Appeal No.224 of 2019, arising out of S.L.P.(Cr.) No.6068 of 2017] reported

in (2019) 20 SCC 539, Paragraph nos. 52 and 53 of the said judgment are

quoted herein below:

"52. As discussed earlier, while taking cognizance of an offence based upon a police report, it is the satisfaction of the Magistrate that there is sufficient ground to proceed against the accused. As discussed earlier, along with the second supplementary charge sheet, number of materials like statement of witnesses, Bank statement of the respondent- accused and his company Nile Trading Corporation and other Bank Statement, Call Detail Records and other materials were placed.

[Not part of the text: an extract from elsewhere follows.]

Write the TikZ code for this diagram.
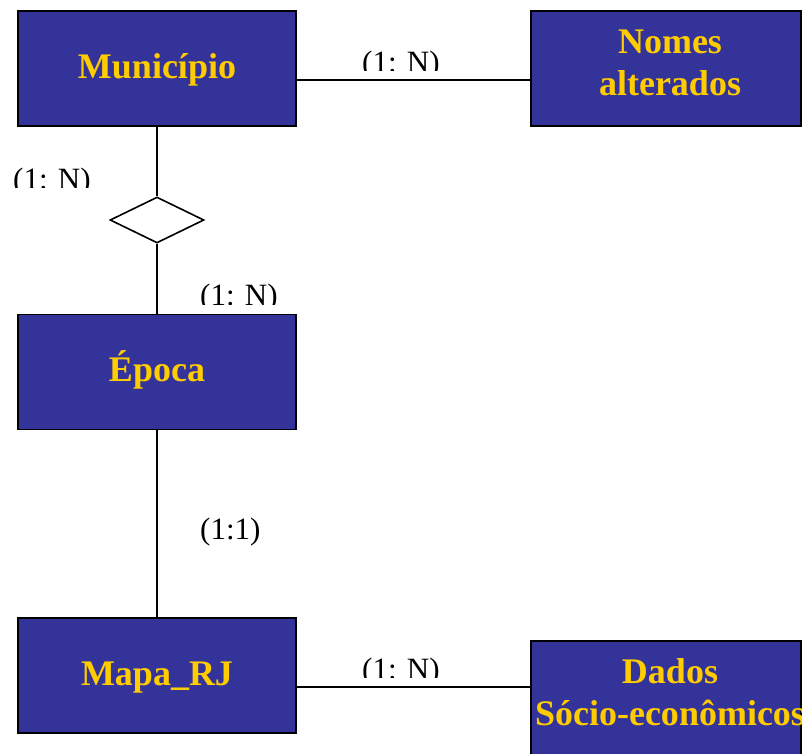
\documentclass[tikz,border=0pt]{standalone}
\usepackage{fontspec}
\setmainfont{Liberation Serif}
\usetikzlibrary{shapes.geometric}
\definecolor{boxblue}{RGB}{51,51,153}
\definecolor{boxgold}{RGB}{255,204,0}
\newcommand{\rline}[1]{\hspace*{8pt}#1}
\begin{document}
\begin{tikzpicture}[x=1pt,y=-1pt,
 entity/.style={draw=black, line width=1.6pt, fill=boxblue, text=boxgold,
   font=\fontsize{36}{42}\selectfont\bfseries, inner sep=0pt,
   minimum width=278pt, minimum height=115pt, text height=25pt, text depth=6pt},
 entity2/.style={entity, align=center, minimum width=270pt, text height=60pt, text depth=7pt},
 card/.style={font=\fontsize{31}{36}\selectfont, inner sep=0pt, anchor=base west},
 rel/.style={diamond, draw=black, line width=1.6pt, fill=white, inner sep=0pt,
   minimum width=94pt, minimum height=46pt},
 link/.style={line width=1.6pt}]
\useasboundingbox (0,0) rectangle (802,753);
\clip (0,0) rectangle (802,753);
% entities
\node[entity] (mun) at (157,68.5) {Município};
\node[entity2] (nomes) at (666,68.5) {\rline{Nomes}\\\rline{alterados}};
\node[rel] (r1) at (157,220) {};
\node[entity] (epoca) at (157,372) {Época};
\node[entity] (mapa) at (157,675.5) {Mapa\_RJ};
\node[entity2] (dados) at (666,698.5) {\rline{Dados}\\\rline{\makebox[240pt]{Sócio-econômicos}}};
% connectors
\coordinate (munR) at ([yshift=-11.5pt]mun.east);
\draw[link] (munR) -- (munR -| nomes.west);
\draw[link] (mun) -- (r1);
\draw[link] (r1) -- (epoca);
\draw[link] (epoca) -- (mapa);
\coordinate (mapaR) at ([yshift=-11.5pt]mapa.east);
\draw[link] (mapaR) -- (mapaR -| dados.west);
% cardinalities (clipped at their baselines as in the reference)
\begin{scope}
 \clip (350,40) rectangle (450,70.5);
 \node[card] (c1) at (362,72) {(1: N)};
\end{scope}
\begin{scope}
 \clip (5,150) rectangle (100,187);
 \node[card] (c2) at (13,189) {(1: N)};
\end{scope}
\begin{scope}
 \clip (190,270) rectangle (290,304);
 \node[card] (c3) at (200,305) {(1: N)};
\end{scope}
\node[card] (c4) at (200,539) {(1:1)};
\begin{scope}
 \clip (350,640) rectangle (450,677);
 \node[card] (c5) at (362,679) {(1: N)};
\end{scope}
\end{tikzpicture}
\end{document}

Upon consideration of the second upplementary charge sheet and the materials placed thereon, the Magistrate satisfied himself that there is sufficient ground to proceed against the respondent and issued summons. The learned Single Judge, in our considered view, erred in interfering with theorder of the Magistrate in exercise of revisional jurisdiction.

53. In our view, the learned Single Judge ought not to have gone into the merits of the matter when the matter is in nascent stage. When the prosecution relies upon the materials, strict standard of proof is not to be applied at the stage of issuance of summons nor to examine the probable defence which the accused may take. All that the court is required to do is to satisfy itself as to whether there are sufficient grounds for proceeding. The learned Single Judge committed a serious error in going into the merits and demerits of the case and the impugned order is liable to be set aside."

11. In view of the above facts, the Court finds that the learned court has

applied its mind and has gone through the materials on record and on the

basis of the statement of the witnesses, the impugned order has been

passed. There is no illegality in the impugned order.

12. Accordingly, this petition stands dismissed.